リードが日によって違う反応をする所以です。
学んでいく中で、こうした変化がリードのパフォーマンスにいかに影響を与えるかが分かるようになるでしょう。

リードの保管

演奏やリハーサル以外では、マウスピースを付属のキャップで覆い、リードの水分を保ち、欠けたり傷つけたりしないようにします。
リードをマウスピースにつけたまま楽器のケースに保管しないこと。
マウスピースにつけたままの乾いたリードはたわみの原因となり、演奏の質を落とします。

演奏を終えたら、リガチャーを緩め、楽器をばらす前にまずリードをはずします。
やはり、たわみや欠損を防ぐ最善の方法はリードをフラットな乾いたホルダーに保管することです。
リードケースはリードの演奏寿命を保ち伸ばす設計になっています。 リードをマウスピースからはずしたら、リガチャーとマウスピースキャップを丁寧に戻します。

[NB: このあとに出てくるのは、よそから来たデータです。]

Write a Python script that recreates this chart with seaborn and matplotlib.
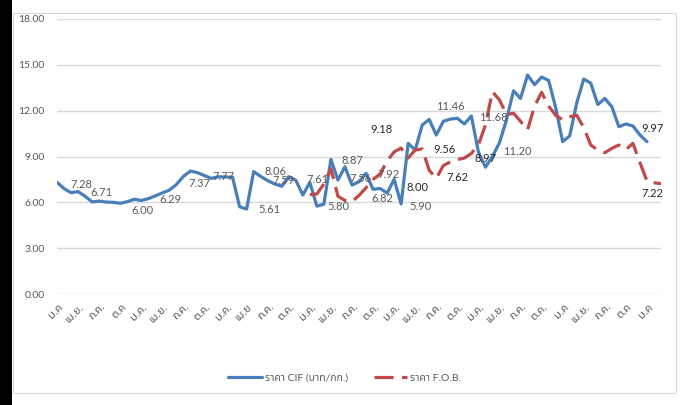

キャップをあまり押し込みすぎると、マウスピースに欠損、ひびが生じることがあります。
キャップをしたマウスピース、リガチャー、保管したリードを楽器ケースの中に入れます。

ファイルド・カット/アンファイルド・カットについて

リードには、「ファイルド・カット」と「アンファイルド・カット」の2種類カットがあります。ファイルド・カットは、ケーンの表皮をU字にカットした上で、ストレートラインを一本入れたものです。また、アンファイルド・カットはU字カット部周囲の表皮を削らずに残しています。それぞれのカットのリードを使い分けることで多彩な演奏アプローチを可能にします。

アンファイルド・カット

より芯のある、まとまったサウンドになります。より深みのあるサウンド、程よく強い抵抗感が特長です。

ファイルド・カット

豊かな倍音が得られ、ハーモニーに深みを増します。クリアな音色と音の立ちあがりが特長です。
(※但し、上記のような特長、吹奏感や反応はお使いになるマウスピースやリガチャーとの組合せにより若干異なって参ります。好みに合わせてセッティングをお試し下さい。)